地球には、電場と磁場があります。強力な電気が、地球に働いているのです。地球の命は、根本的に言えば、電気です。地球から電気をぬいてしまうと、地球の命はなくなってしまうのです。そうすると、電気とは一体何か。これが命なのです。
肉体が動いているのは、電気の働きです。頭の働き、五官の働きも、皆電気の働きでありまして、脳波が止ると、人間は死んでしまうのです。物が考えられなくなる。そして人間は死んでしまうのです。これは、皆、電気なのです。
ところが、電気とは何であるか。これが、分らないのです。生きていながら命が分らないのは、電気の説明ができないからです。
学校では、電気の使い方の説明はします。しかし、電気そのものについては、一切説明しないのです。これが、現在の人間が、本当に命を知っていない証拠になるのです。
太陽が輝いているのは、巨大な電気のかたまりなのです。死なない命が、そのまま人間に呼びかけているのです。太陽の光という形で、天から、誠の光を見せられているのです。見せられているというのは、呼びかけられていることなのです。
もう少し言葉をかえていいますと、呼びかけられている以上に、働きかけ、積極的な誘いかけをされているのです。例えば、男が女に求愛するように、働きかけをしているのです。
神と人間の霊魂の関係は、男と女との関係にたとえられるのです。私達が生かされているという形で、本当の命から誘いかけられている。呼びかけられているのです。だから、生きていることについて、心を開いて、自分の今までの気持ちの中に閉じこもらないで、心を開いて、これに応じるような姿勢をとれば、死なない命を感じるはずなのです。
これはそれほど難しくないのです。学問がなければ分らないのとは違います。命を知ることは、ただ心を開くだけのことなのです。
これは端的な実例になりますが、ずばりといいますと、神と人間との関係は、男と女の関係だという感覚で見ますと、女が男と一つにならないと、女はいつまでも、ただの女なのです。女が生きていても、男を知らなければ、女にはなれないのです。
そのように、魂は、神を知らなければ、成長することはできないのです。絶対にできないのです。

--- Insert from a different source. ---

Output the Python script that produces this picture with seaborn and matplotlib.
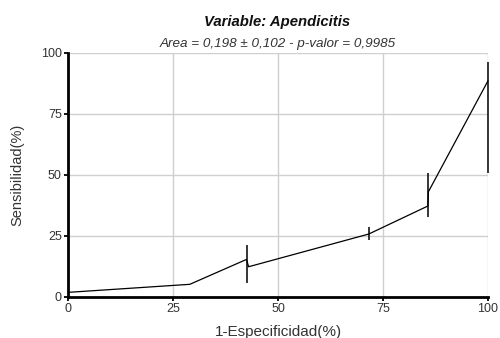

神は、太陽の光という方法で、人間の霊魂に求婚しているような形になっているのです。これを受けとめる素直な心があれば、心にひらめいてきます。そうしますと、今生きている命ではない、永遠の命の実体が、理解できるのです。
女が男に心を開けば男が分るように、人間の霊魂が神に対して、天に対して心を開けば、命が分るのです。
文明は、学問という方法、教育という方法で、人間を盲にしています。教育というと、立派に聞こえますけれど、人間の魂を盲にすることなのです。教育によって、魂は、めつぶしにされているのです。
神が人間の魂に求婚しているような感覚が持てる魂は、めったにありません。物の味、色、香り、美しさは、永遠の命の現われです。それを素直に受け取ればいいのです。